• [PROVIDED MATERIAL]:

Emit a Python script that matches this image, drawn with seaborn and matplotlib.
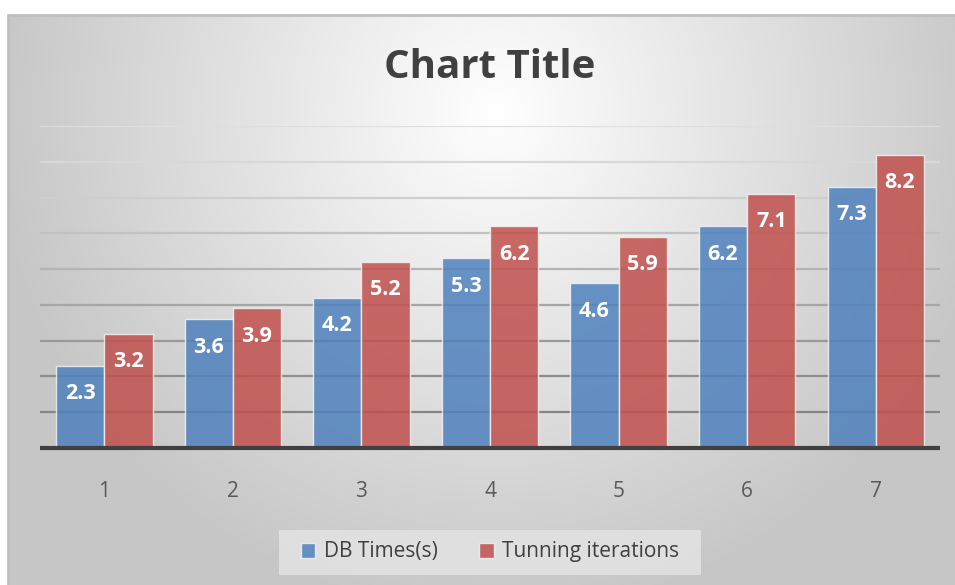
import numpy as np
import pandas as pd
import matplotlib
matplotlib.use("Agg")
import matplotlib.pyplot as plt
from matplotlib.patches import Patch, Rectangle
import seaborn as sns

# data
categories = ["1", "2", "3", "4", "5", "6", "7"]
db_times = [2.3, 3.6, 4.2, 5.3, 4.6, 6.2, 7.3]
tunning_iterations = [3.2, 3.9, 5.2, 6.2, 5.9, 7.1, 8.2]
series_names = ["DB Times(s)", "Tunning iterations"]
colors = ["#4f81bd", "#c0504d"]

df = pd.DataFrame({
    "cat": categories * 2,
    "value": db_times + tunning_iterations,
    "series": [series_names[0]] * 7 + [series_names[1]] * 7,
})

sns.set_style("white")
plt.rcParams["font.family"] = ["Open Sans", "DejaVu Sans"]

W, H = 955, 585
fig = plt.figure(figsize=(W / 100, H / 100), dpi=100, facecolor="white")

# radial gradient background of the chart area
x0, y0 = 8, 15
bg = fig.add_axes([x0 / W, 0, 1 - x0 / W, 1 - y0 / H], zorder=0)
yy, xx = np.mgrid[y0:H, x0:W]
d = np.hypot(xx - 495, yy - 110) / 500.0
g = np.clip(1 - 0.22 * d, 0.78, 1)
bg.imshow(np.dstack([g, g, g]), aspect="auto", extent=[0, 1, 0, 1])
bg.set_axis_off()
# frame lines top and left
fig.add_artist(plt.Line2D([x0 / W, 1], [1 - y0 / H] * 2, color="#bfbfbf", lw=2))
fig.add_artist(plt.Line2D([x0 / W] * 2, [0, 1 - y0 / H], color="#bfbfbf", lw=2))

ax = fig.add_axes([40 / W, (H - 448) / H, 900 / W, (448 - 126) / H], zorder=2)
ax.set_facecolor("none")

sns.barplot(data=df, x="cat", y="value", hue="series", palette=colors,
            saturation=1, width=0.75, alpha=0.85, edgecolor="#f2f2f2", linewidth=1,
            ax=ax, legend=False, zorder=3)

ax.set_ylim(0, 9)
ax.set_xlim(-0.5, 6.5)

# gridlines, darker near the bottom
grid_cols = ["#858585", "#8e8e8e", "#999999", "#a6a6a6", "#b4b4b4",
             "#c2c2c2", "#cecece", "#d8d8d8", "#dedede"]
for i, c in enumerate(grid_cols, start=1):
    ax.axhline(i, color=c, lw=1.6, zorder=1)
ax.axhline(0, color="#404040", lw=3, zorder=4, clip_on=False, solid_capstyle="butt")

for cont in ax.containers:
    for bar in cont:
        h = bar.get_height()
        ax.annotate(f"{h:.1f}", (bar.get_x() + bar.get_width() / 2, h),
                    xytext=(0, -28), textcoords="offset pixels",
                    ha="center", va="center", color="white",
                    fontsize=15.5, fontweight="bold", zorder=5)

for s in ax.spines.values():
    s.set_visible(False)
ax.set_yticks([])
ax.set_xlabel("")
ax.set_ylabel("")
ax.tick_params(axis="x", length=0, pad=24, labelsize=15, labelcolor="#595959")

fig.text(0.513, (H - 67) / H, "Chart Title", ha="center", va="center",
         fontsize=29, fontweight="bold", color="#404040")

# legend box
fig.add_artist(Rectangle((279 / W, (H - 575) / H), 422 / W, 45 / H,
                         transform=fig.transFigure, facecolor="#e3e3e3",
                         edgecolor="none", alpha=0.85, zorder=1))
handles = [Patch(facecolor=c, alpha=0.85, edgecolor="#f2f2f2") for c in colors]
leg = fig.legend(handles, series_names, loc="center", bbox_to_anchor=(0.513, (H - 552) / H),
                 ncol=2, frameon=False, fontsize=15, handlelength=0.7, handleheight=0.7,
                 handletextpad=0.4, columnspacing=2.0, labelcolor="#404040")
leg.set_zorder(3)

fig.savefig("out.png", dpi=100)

• [YOUR GOAL]:
Skip every picture and return the lines above from the top through the one that contains "fig = plt.figure(figsize=(W".

• [COMPLETE ANSWER]:
Emit a Python script that matches this image, drawn with seaborn and matplotlib.
import numpy as np
import pandas as pd
import matplotlib
matplotlib.use("Agg")
import matplotlib.pyplot as plt
from matplotlib.patches import Patch, Rectangle
import seaborn as sns

# data
categories = ["1", "2", "3", "4", "5", "6", "7"]
db_times = [2.3, 3.6, 4.2, 5.3, 4.6, 6.2, 7.3]
tunning_iterations = [3.2, 3.9, 5.2, 6.2, 5.9, 7.1, 8.2]
series_names = ["DB Times(s)", "Tunning iterations"]
colors = ["#4f81bd", "#c0504d"]

df = pd.DataFrame({
    "cat": categories * 2,
    "value": db_times + tunning_iterations,
    "series": [series_names[0]] * 7 + [series_names[1]] * 7,
})

sns.set_style("white")
plt.rcParams["font.family"] = ["Open Sans", "DejaVu Sans"]

W, H = 955, 585
fig = plt.figure(figsize=(W / 100, H / 100), dpi=100, facecolor="white")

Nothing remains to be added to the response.